- **Data provided**:

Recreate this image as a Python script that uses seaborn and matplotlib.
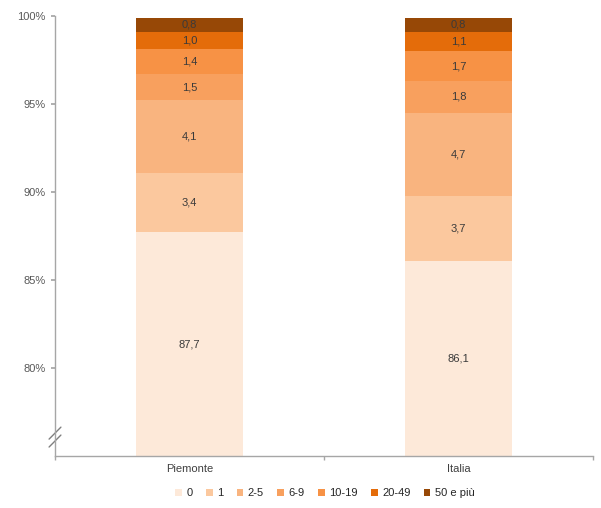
import numpy as np
import pandas as pd
import matplotlib
matplotlib.use("Agg")
import matplotlib.pyplot as plt
import seaborn as sns
from matplotlib.patches import Patch

regions = ["Piemonte", "Italia"]
classes = ["0", "1", "2-5", "6-9", "10-19", "20-49", "50 e più"]
piemonte = [87.7, 3.4, 4.1, 1.5, 1.4, 1.0, 0.8]
italia = [86.1, 3.7, 4.7, 1.8, 1.7, 1.1, 0.8]
colors = ["#fde9d9", "#fbc89e", "#f9b47f", "#f8a05e", "#f79245", "#e46c0a", "#974806"]
yticks = [80, 85, 90, 95, 100]
YMIN, YMAX = 75, 100

sns.set_theme(style="white")
plt.rcParams['font.family'] = ['Liberation Sans', 'DejaVu Sans']

rows = []
for reg, vals in zip(regions, [piemonte, italia]):
    cum = np.cumsum(vals)
    for c, v, cv in zip(classes, vals, cum):
        rows.append({"region": reg, "cls": c, "value": v, "cum": cv})
df = pd.DataFrame(rows)

fig = plt.figure(figsize=(6.01, 5.08), dpi=100)
ax = fig.add_axes([55/601, 1-456/508, (593-55)/601, (456-16)/508])

for c, col in reversed(list(zip(classes, colors))):
    sub = df[df["cls"] == c]
    sns.barplot(data=sub, x="region", y="cum", color=col, width=0.395,
                ax=ax, saturation=1, order=regions, linewidth=0)

for i, reg in enumerate(regions):
    sub = df[df["region"] == reg]
    for _, r in sub.iterrows():
        bottom = max(r["cum"] - r["value"], YMIN)
        mid = (bottom + r["cum"]) / 2
        ax.text(i, mid, f"{r['value']:.1f}".replace(".", ","), ha="center",
                va="center", fontsize=8, color="#3a3a3a")

ax.set_ylim(YMIN, YMAX)
ax.set_xlim(-0.5, 1.5)
ax.set_yticks(yticks)
ax.set_yticklabels([f"{t}%" for t in yticks], fontsize=8, color="#595959")
ax.set_xticks([0, 1])
ax.set_xticklabels(regions, fontsize=8, color="#404040")
ax.set_xlabel("")
ax.set_ylabel("")
for s in ["top", "right"]:
    ax.spines[s].set_visible(False)
for s in ["left", "bottom"]:
    ax.spines[s].set_color("#a6a6a6")
    ax.spines[s].set_linewidth(1.0)
ax.tick_params(axis="y", length=3, color="#a6a6a6", left=True, pad=4)
ax.tick_params(axis="x", length=0, pad=6)
ax.set_xticks([-0.5, 0.5, 1.5], minor=True)
ax.tick_params(axis="x", which="minor", length=3, color="#a6a6a6", bottom=True)

# axis break marks
for yb in [0.052, 0.034]:
    ax.plot([-0.011, 0.011], [yb - 0.0136, yb + 0.0136], transform=ax.transAxes,
            color="#7f7f7f", lw=1.0, clip_on=False)

handles = [Patch(facecolor=col, edgecolor="none", label=c) for c, col in zip(classes, colors)]
fig.legend(handles=handles, loc="center", bbox_to_anchor=(325/601, 1-493/508),
           ncol=7, frameon=False, fontsize=8, handlelength=0.6, handleheight=0.6,
           handletextpad=0.4, columnspacing=1.2)

fig.savefig("out.png", dpi=100)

- **What you need to do**: Transcribe the opening line of the listing above, please, and every line after it through the line with "1-456/508, (593-55)/601, (456-16)/508])", word for word, without pictures.

- **Right answer**:
Recreate this image as a Python script that uses seaborn and matplotlib.
import numpy as np
import pandas as pd
import matplotlib
matplotlib.use("Agg")
import matplotlib.pyplot as plt
import seaborn as sns
from matplotlib.patches import Patch

regions = ["Piemonte", "Italia"]
classes = ["0", "1", "2-5", "6-9", "10-19", "20-49", "50 e più"]
piemonte = [87.7, 3.4, 4.1, 1.5, 1.4, 1.0, 0.8]
italia = [86.1, 3.7, 4.7, 1.8, 1.7, 1.1, 0.8]
colors = ["#fde9d9", "#fbc89e", "#f9b47f", "#f8a05e", "#f79245", "#e46c0a", "#974806"]
yticks = [80, 85, 90, 95, 100]
YMIN, YMAX = 75, 100

sns.set_theme(style="white")
plt.rcParams['font.family'] = ['Liberation Sans', 'DejaVu Sans']

rows = []
for reg, vals in zip(regions, [piemonte, italia]):
    cum = np.cumsum(vals)
    for c, v, cv in zip(classes, vals, cum):
        rows.append({"region": reg, "cls": c, "value": v, "cum": cv})
df = pd.DataFrame(rows)

fig = plt.figure(figsize=(6.01, 5.08), dpi=100)
ax = fig.add_axes([55/601, 1-456/508, (593-55)/601, (456-16)/508])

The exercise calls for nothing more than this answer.